E un passione grandissima, davvero una passione. Più bello che fotografare i palazzi ed il mare è per me fotografare la gente, i bambini, i nonni, cogliere gli attimi. A proposito di bambini: in questi 10 anni di fotografia ho visto crescere tantissimi piccoli tropeani, ieri ancora una bimba, oggi una piccola signora; sono momenti emozionanti per me vedere questo nei miei album di tropeani.
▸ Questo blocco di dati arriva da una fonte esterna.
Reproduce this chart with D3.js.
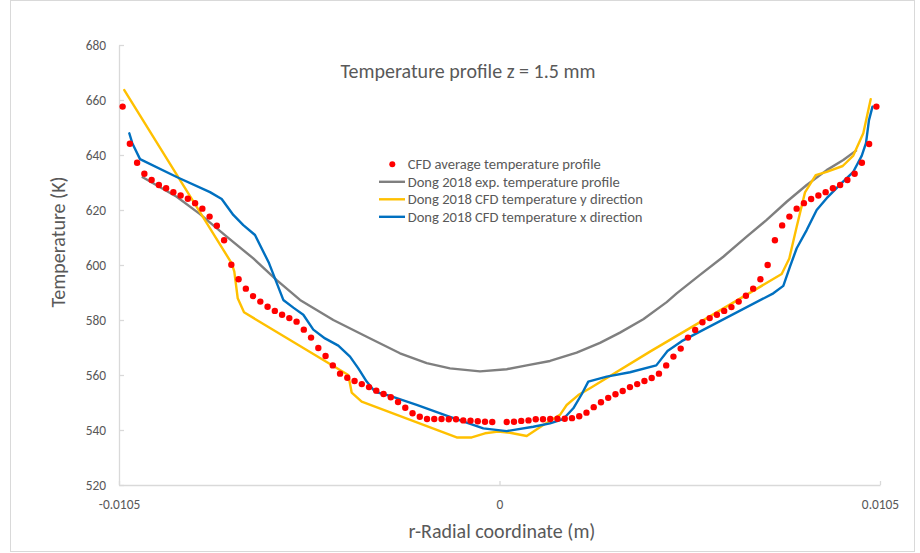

Spesso mi è pure successo che quando qualcuno mancava mi chiedessero se io avessi una bella foto del deceduto, mi erano molto grati se riuscivo a trovarla e per me era una sensazione bella avere aiutato un pó qual- cuno. Sono tanti i tropeani che vivono fuori dalla Calabria già da tanti anni, mi scrivono che grazie alle mie foto possono essere vicini al loro paese e ai parenti.
Questo mi emoziona sempre. Non sono professionista, sono autodidatta, ma le mie foto sono fatte con amore e credo che si veda. Tropea nel frattempo è diventata la mia seconda patria, qui posso vivere la mia passione per la fotografia, perché sono i tropeani che vogliano essere fotografati, sono loro che mi chiedono uno scatto e questo è bellissimo.
In Austria non è cosi. Ormai mi auguro che fra alcuni anni sarà realizzato l’ascensore che dal paese porta al mare così potrò venire a Tropea anche da anziana. Speriamo bene!
Cara Beatrice, questa è la mia storia, niente di interessante e mi chiedo davvero come mai tu vuoi raccontarla.
Ora ti lascio, ti auguro una serena e bella serata, se ti serve ancora qualcosa, fammelo sapere.